One "recent" trend is to more more and more packages into stand-alone containers.
The popular ones include docker, snap, Flatpack, but also I want to mention things like npm, pip and others.

From a security and administration perspective I see them as a huge security risk. Let me explain.

What is a container

Basically it is a package where the service or program includes all needed files to run. But, depending on the actual container format, it comes with more or less of it dependencies.

Dependencies are things like shared libraries, which are no longer shared, because they are bundled and come with the container.
I'll include things like pip, npm and similar into a container, because they basically do the same, each package contains a copy of those.

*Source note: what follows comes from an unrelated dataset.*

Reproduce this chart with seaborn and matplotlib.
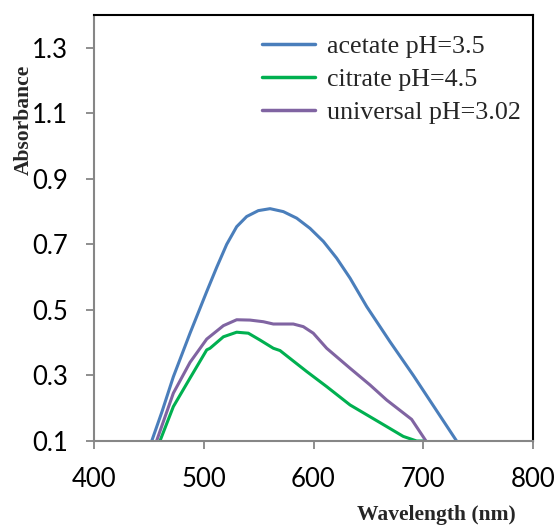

What are containers good for

In my humple, grumpy opinion: To be lazy developers/maintainers.

But in the more open definition: You can update your application and it's dependencies without changing the ones used by the operating system and other apps. But this is the the bad thing, see the "bad" section later.

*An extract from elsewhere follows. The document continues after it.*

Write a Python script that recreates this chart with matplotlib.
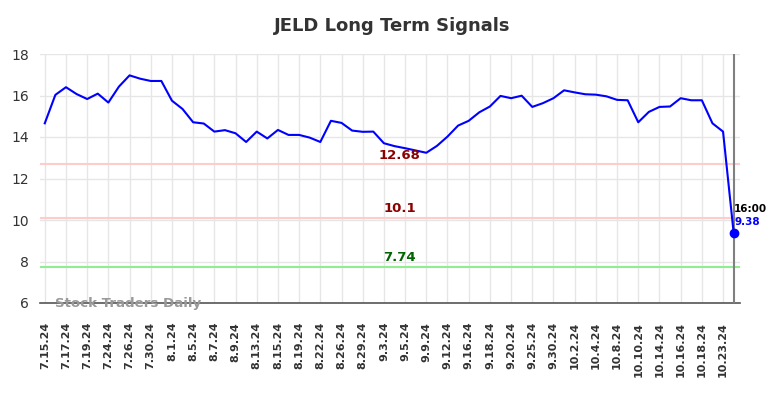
import matplotlib
matplotlib.use("Agg")
import matplotlib.pyplot as plt
import numpy as np

TITLE = "JELD Long Term Signals"

PRICES = [14.66, 16.03, 16.40, 16.07, 15.83, 16.09, 15.66, 16.43, 16.97, 16.81,
          16.70, 16.70, 15.75, 15.35, 14.71, 14.65, 14.26, 14.33, 14.18, 13.76,
          14.26, 13.93, 14.34, 14.10, 14.10, 13.97, 13.76, 14.78, 14.68, 14.31,
          14.25, 14.26, 13.70, 13.56, 13.46, 13.35, 13.24, 13.57, 14.02, 14.55,
          14.78, 15.19, 15.47, 15.98, 15.87, 15.99, 15.45, 15.63, 15.87, 16.25,
          16.15, 16.06, 16.04, 15.96, 15.79, 15.77, 14.71, 15.21, 15.45, 15.47,
          15.87, 15.77, 15.77, 14.66, 14.26, 9.38]

TICK_LABELS = ["7.15.24", "7.17.24", "7.19.24", "7.24.24", "7.26.24", "7.30.24",
               "8.1.24", "8.5.24", "8.7.24", "8.9.24", "8.13.24", "8.15.24",
               "8.19.24", "8.22.24", "8.26.24", "8.29.24", "9.3.24", "9.5.24",
               "9.9.24", "9.12.24", "9.16.24", "9.18.24", "9.20.24", "9.25.24",
               "9.30.24", "10.2.24", "10.4.24", "10.8.24", "10.10.24", "10.14.24",
               "10.16.24", "10.18.24", "10.23.24"]

RED_LEVELS = [12.68, 10.1]
GREEN_LEVELS = [7.74]
LAST_TIME = "16:00"

fig = plt.figure(figsize=(7.84, 3.98), dpi=100)
ax = fig.add_axes([40 / 784, 1 - 303 / 398, 700 / 784, 249 / 398])

x = np.arange(len(PRICES))
ax.plot(x, PRICES, color="#0000ff", lw=1.5, zorder=4)
ax.plot(x[-1], PRICES[-1], "o", color="#0000ff", ms=6, zorder=5)

mid = 33.5
for lvl in RED_LEVELS:
    ax.axhline(lvl, color="#ffcccc", lw=1.5, zorder=2)
    ax.text(mid, lvl + 0.12, f"{lvl:g}", color="#8b0000", fontsize=9.5,
            fontweight="bold", ha="center", va="bottom", zorder=6)
for lvl in GREEN_LEVELS:
    ax.axhline(lvl, color="#90ee90", lw=1.5, zorder=2)
    ax.text(mid, lvl + 0.12, f"{lvl:g}", color="#006400", fontsize=9.5,
            fontweight="bold", ha="center", va="bottom", zorder=6)

ax.axvline(x[-1], color="#808080", lw=1.5, zorder=3)
ax.text(x[-1] + 0.05, 10.3, LAST_TIME, color="black", fontsize=7.5,
        fontweight="bold", ha="left", va="bottom", zorder=6)
ax.text(x[-1] + 0.05, 9.65, f"{PRICES[-1]:.2f}", color="#0000ff", fontsize=7.5,
        fontweight="bold", ha="left", va="bottom", zorder=6)

ax.text(1, 6.0, "Stock Traders Daily", color="#999999", fontsize=9.6,
        fontweight="bold", ha="left", va="center", zorder=6)

ax.set_xlim(-0.45, 65.6)
ax.set_ylim(6, 18)
ax.set_yticks(np.arange(6, 19, 2))
ax.set_xticks(x[::2][:len(TICK_LABELS)])
ax.set_xticklabels(TICK_LABELS, rotation=90, fontsize=8, fontweight="bold",
                   color="#333333")
ax.tick_params(axis="y", labelsize=10, labelcolor="#333333", length=0, pad=8)
ax.tick_params(axis="x", length=0, pad=13.5)
ax.grid(True, color="#e6e6e6", lw=1, zorder=0)
ax.set_axisbelow(True)

for s in ["top", "right", "left"]:
    ax.spines[s].set_visible(False)
ax.spines["bottom"].set_color("#555555")
ax.spines["bottom"].set_linewidth(1.2)

fig.text(0.5, 1 - 26 / 398, TITLE, ha="center", va="center", fontsize=13,
         fontweight="bold", color="#333333")

fig.savefig("out.png", dpi=100)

It is good if you, lets say want to upgrade a fast moving application like a web browser, so it does not get slowed down by the sometimes really slow update rates of the system libraries.

Why I dislike them

On a system, I do a OS update through the package manager on Linux and I expect that every program now uses the new and fixed version of the library. Let's say you have a security issue in a often used library like OpenSSL. I run the update, get a fixed version. I restart all applications that uses OpenSSL and I'm done. Well almost, only when I don't use docker or similar. If I use them, I need to update each and every one of those containers. That takes a lot of time, sometime they just don't have an update, because the docker image is not updated with the new library. That way I have a perfectly patched and secure base system, but the docker wrapped application X is still unfixed and can be used to compromise the system (or at least it's environment).
Even worse is the npm/pip/<insert shadow package manager of your language here>. By not using system libraries but a shadow version with insane dependency trees, most of them never see an update.
Even my development environments are a royal pain, you know where, to update. No, a simple npm update does not work, even worse, I add a new dependency for my Javascript app and the newest version available uses a dependency that is already marked as deprecated and now my setup has "3 high security vulnerabilities" and no way to get rid of that.
But yeah, this eases development, because the dependencies and (no longer shared) libraries a.s.o. are not changed at any moment. And I, as the developer, don't have to test it.
The result is, what was previously called DLL hell in the windows world.
Also it wastes storage space for multiple version, sometime of full Linux distributions (docker), as well as RAM, because I have 3 different versions of the shared library active. And yes, for me this matters, I do server stuff where every GB of storage costs money and more RAM is way more expensive. A lot of stuff I do runs on Cloud-VM with 1GB of RAM.

Sorry, no thanks.

I try to avoid those as good as possible. If an install manual tells me to run "pip install" to create a shadow environment, I start the application anyway and install as much via the system package manger. Yes, sometime this means patching of the source to make it work with newer/different version of libraries. Also that way I'm more protected against security issues.
So my servers are docker, snap or flatpack free. I only use docker for compiling stuff for different distributions (like the servers).